You can set the actual block size to any multiple of 2KB up to 16KB, inclusive.
The optimal block size is typically the default, but varies with the applications. To create a database with a different Oracle block size, add the following line to the initsid.ora file:
db_block_size=new_block_size
To take full advantage of raw devices, adjust the size of the Oracle8 buffer cache and, if memory is limited, the LINUX buffer cache.
The LINUX buffer cache is provided by the operating system. It holds blocks of data in memory while they are being transferred from memory to disk, or vice versa.
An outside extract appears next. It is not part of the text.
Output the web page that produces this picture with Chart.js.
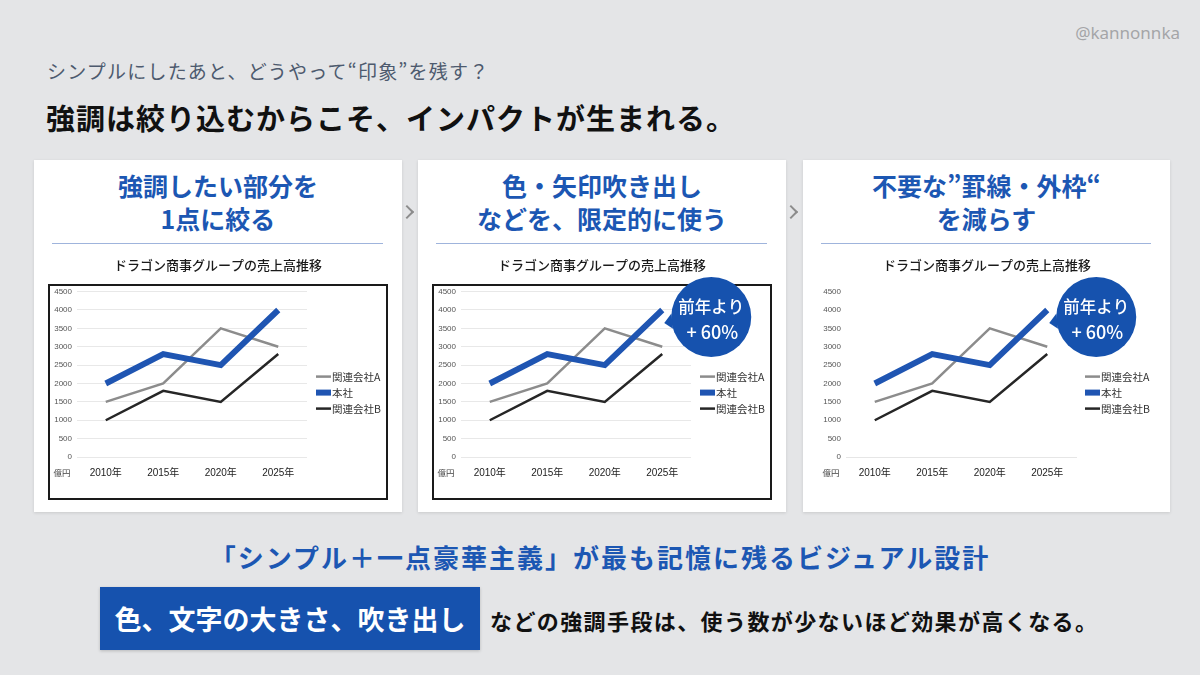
<!DOCTYPE html>
<html lang="ja">
<head>
<meta charset="UTF-8">
<title>強調は絞り込むからこそ</title>
<script src="https://cdn.jsdelivr.net/npm/chart.js"></script>
<style>
    body {
        margin: 0;
        width: 1200px;
        height: 675px;
        background: #e4e5e7;
        font-family: "Noto Sans CJK JP", "Noto Sans", sans-serif;
        position: relative;
        overflow: hidden;
    }
    .handle {
        position: absolute;
        right: 20px;
        top: 21px;
        font-family: "Noto Sans", sans-serif;
        font-size: 17px;
        color: #a4a5a8;
    }
    .sub {
        position: absolute;
        left: 47px;
        top: 59px;
        font-size: 19px;
        line-height: 24px;
        letter-spacing: 1.2px;
        color: #4d5a6e;
    }
    .title {
        position: absolute;
        left: 46px;
        top: 99px;
        font-size: 29px;
        line-height: 36px;
        letter-spacing: 1px;
        font-weight: 700;
        color: #111;
    }
    .panel {
        position: absolute;
        top: 160px;
        width: 368px;
        height: 352px;
        background: #fff;
        box-shadow: 0 1px 3px rgba(0, 0, 0, 0.12);
    }
    .panel h2 {
        position: absolute;
        left: 0;
        right: 0;
        top: 9px;
        margin: 0;
        text-align: center;
        font-size: 25px;
        line-height: 33px;
        font-weight: 700;
        color: #1c57b3;
    }
    .panel .rule {
        position: absolute;
        left: 18px;
        right: 19px;
        top: 83px;
        height: 1px;
        background: #9fb4dc;
    }
    .panel .frame {
        position: absolute;
        left: 14px;
        top: 124px;
        width: 340px;
        height: 216px;
        border: 2px solid #1a1a1a;
        box-sizing: border-box;
    }
    .panel .chart-wrap {
        position: absolute;
        left: 14px;
        top: 92px;
        width: 340px;
        height: 248px;
        z-index: 2;
    }
    .chevron {
        position: absolute;
        top: 207px;
        width: 8px;
        height: 8px;
        border-top: 2px solid #8c8c8c;
        border-right: 2px solid #8c8c8c;
        transform: rotate(45deg);
    }
    .key {
        position: absolute;
        left: 0;
        right: 0;
        top: 540px;
        text-align: center;
        font-size: 26px;
        line-height: 34px;
        letter-spacing: 2px;
        font-weight: 700;
        color: #1c57b3;
    }
    .badge {
        position: absolute;
        left: 100px;
        top: 587px;
        width: 380px;
        height: 63px;
        background: #1652ae;
        color: #fff;
        font-size: 27px;
        font-weight: 700;
        line-height: 63px;
        text-align: center;
        box-shadow: 0 1px 3px rgba(0, 0, 0, 0.2);
    }
    .rest {
        position: absolute;
        left: 490px;
        top: 605px;
        font-size: 22px;
        line-height: 30px;
        letter-spacing: 1.4px;
        font-weight: 700;
        color: #111;
    }
</style>
</head>
<body>
<div class="handle">@kannonnka</div>
<div class="sub">シンプルにしたあと、どうやって“印象”を残す？</div>
<div class="title">強調は絞り込むからこそ、インパクトが生まれる。</div>

<div class="panel" style="left:34px">
    <h2>強調したい部分を<br>1点に絞る</h2>
    <div class="rule"></div>
    <div class="frame"></div>
    <div class="chart-wrap"><canvas id="chart1"></canvas></div>
</div>
<div class="chevron" style="left:402px"></div>
<div class="panel" style="left:418px">
    <h2>色・矢印吹き出し<br>などを、限定的に使う</h2>
    <div class="rule"></div>
    <div class="frame"></div>
    <div class="chart-wrap"><canvas id="chart2"></canvas></div>
</div>
<div class="chevron" style="left:786px"></div>
<div class="panel" style="left:803px; width:367px">
    <h2>不要な”罫線・外枠“<br>を減らす</h2>
    <div class="rule"></div>
    <div class="chart-wrap"><canvas id="chart3"></canvas></div>
</div>

<div class="key">「シンプル＋一点豪華主義」が最も記憶に残るビジュアル設計</div>
<div class="badge">色、文字の大きさ、吹き出し</div>
<div class="rest">などの強調手段は、使う数が少ないほど効果が高くなる。</div>

<script>
// data
const chartTitle = 'ドラゴン商事グループの売上高推移';
const years = ['2010年', '2015年', '2020年', '2025年'];
const seriesNames = ['関連会社A', '本社', '関連会社B'];
const affiliateA = [1500, 2000, 3500, 3000];
const headOffice = [2000, 2800, 2500, 4000];
const affiliateB = [1000, 1800, 1500, 2800];
const yMin = 0;
const yMax = 4500;
const yStep = 500;
const unitLabel = '億円';
const calloutLines = ['前年より', '+60%'];

const seriesColors = ['#8c8c8c', '#1f55b2', '#262626'];
const seriesWidths = [2.5, 6, 2.5];

// legend drawn to the right of the plot
const sideLegend = {
    id: 'sideLegend',
    afterDraw(chart) {
        const { ctx, chartArea } = chart;
        const x = chartArea.right + 9;
        ctx.save();
        ctx.font = '10.5px "Noto Sans CJK JP"';
        ctx.textBaseline = 'middle';
        chart.data.datasets.forEach((ds, i) => {
            const y = chartArea.top + 85 + i * 16;
            ctx.strokeStyle = ds.borderColor;
            ctx.lineWidth = ds.borderWidth;
            ctx.beginPath();
            ctx.moveTo(x, y);
            ctx.lineTo(x + 15, y);
            ctx.stroke();
            ctx.fillStyle = '#333';
            ctx.fillText(ds.label, x + 16, y + 0.5);
        });
        ctx.restore();
    }
};

// unit under the y axis
const unitText = {
    id: 'unitText',
    afterDraw(chart) {
        const { ctx, chartArea } = chart;
        ctx.save();
        ctx.font = '8.5px "Noto Sans CJK JP"';
        ctx.fillStyle = '#444';
        ctx.textAlign = 'center';
        ctx.textBaseline = 'middle';
        ctx.fillText(unitLabel, chartArea.left - 15, chartArea.bottom + 16);
        ctx.restore();
    }
};

// speech bubble next to the last head office point
const callout = {
    id: 'callout',
    afterDraw(chart, args, opts) {
        if (!opts.show) return;
        const pt = chart.getDatasetMeta(1).data[years.length - 1];
        const cx = pt.x + 49;
        const cy = pt.y + 7;
        const r = 40;
        const { ctx } = chart;
        const rad = Math.PI / 180;
        ctx.save();
        ctx.fillStyle = '#1652ae';
        ctx.beginPath();
        ctx.arc(cx, cy, r, 0, Math.PI * 2);
        ctx.fill();
        ctx.beginPath();
        ctx.moveTo(cx + r * Math.cos(163 * rad), cy + r * Math.sin(163 * rad));
        ctx.lineTo(cx - 47, cy + 6);
        ctx.lineTo(cx + r * Math.cos(185 * rad), cy + r * Math.sin(185 * rad));
        ctx.closePath();
        ctx.fill();
        ctx.fillStyle = '#fff';
        ctx.font = '500 16.5px "Noto Sans CJK JP"';
        ctx.textAlign = 'center';
        ctx.textBaseline = 'middle';
        ctx.fillText(calloutLines[0], cx, cy - 10);
        ctx.font = '500 18px "Noto Sans CJK JP"';
        ctx.fillText(calloutLines[1].replace('+', '+ '), cx + 1, cy + 15);
        ctx.restore();
    }
};

function makeChart(id, showGrid, showCallout) {
    const ctx = document.getElementById(id).getContext('2d');
    const values = [affiliateA, headOffice, affiliateB];
    return new Chart(ctx, {
        type: 'line',
        data: {
            labels: years,
            datasets: seriesNames.map((name, i) => ({
                label: name,
                data: values[i],
                borderColor: seriesColors[i],
                borderWidth: seriesWidths[i],
                pointRadius: 0,
                tension: 0,
                order: i === 1 ? 1 : i + 2
            }))
        },
        options: {
            responsive: true,
            maintainAspectRatio: false,
            animation: false,
            layout: { padding: { left: 0, right: 0, top: 0, bottom: 10 } },
            plugins: {
                legend: { display: false },
                tooltip: { enabled: false },
                title: {
                    display: true,
                    text: chartTitle,
                    color: '#1a1a1a',
                    font: { family: '"Noto Sans CJK JP"', size: 13, weight: 500 },
                    padding: { top: 5, bottom: 19 }
                },
                callout: { show: showCallout }
            },
            scales: {
                x: {
                    offset: true,
                    grid: { display: false, drawTicks: false },
                    border: { display: !showGrid, color: '#e6e6e6' },
                    ticks: {
                        padding: 10,
                        color: '#222',
                        font: { family: '"Liberation Sans", "Noto Sans CJK JP"', size: 10 }
                    },
                    afterFit(s) { s.height = 33; }
                },
                y: {
                    min: yMin,
                    max: yMax,
                    grid: { display: showGrid, color: '#e8e8e8', drawTicks: false },
                    border: { display: false },
                    ticks: {
                        stepSize: yStep,
                        padding: 5,
                        color: '#555',
                        font: { family: '"Liberation Sans"', size: 8 },
                        callback: (v) => String(v)
                    },
                    afterFit(s) { s.width = 29; }
                },
                // empty axis keeps room for the legend on the right
                side: {
                    position: 'right',
                    grid: { display: false },
                    border: { display: false },
                    ticks: { display: false },
                    afterFit(s) { s.width = 81; }
                }
            }
        },
        plugins: [sideLegend, unitText, callout]
    });
}

document.addEventListener('DOMContentLoaded', () => {
    makeChart('chart1', true, false);
    makeChart('chart2', true, true);
    makeChart('chart3', false, true);
});
</script>
</body>
</html>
The Oracle8 buffer cache is the area in memory that stores the Oracle database buffers. Since Oracle8 can use raw devices, it does not need to use the LINUX buffer cache.
When moving to raw devices, increase the size of the Oracle8 buffer cache. If the amount of memory on the system is limited, make a corresponding decrease in the LINUX buffer cache size.
The LINUX command vmstat may help you determine which buffer caches should be increased or decreased.
This section describes the trace (or dump) and alert files the Oracle Server creates to diagnose and resolve operating problems.
The format of a trace file name is processname_sid_pid.trc, where:
A sample trace file name is lgwr_TEST_1237.trc.
The alert_sid.log file is associated with a database and is located in the directory specified by the initsid.ora parameter BACKGROUND_DUMP_DEST. The default value is $ORACLE_HOME/rdbms/log.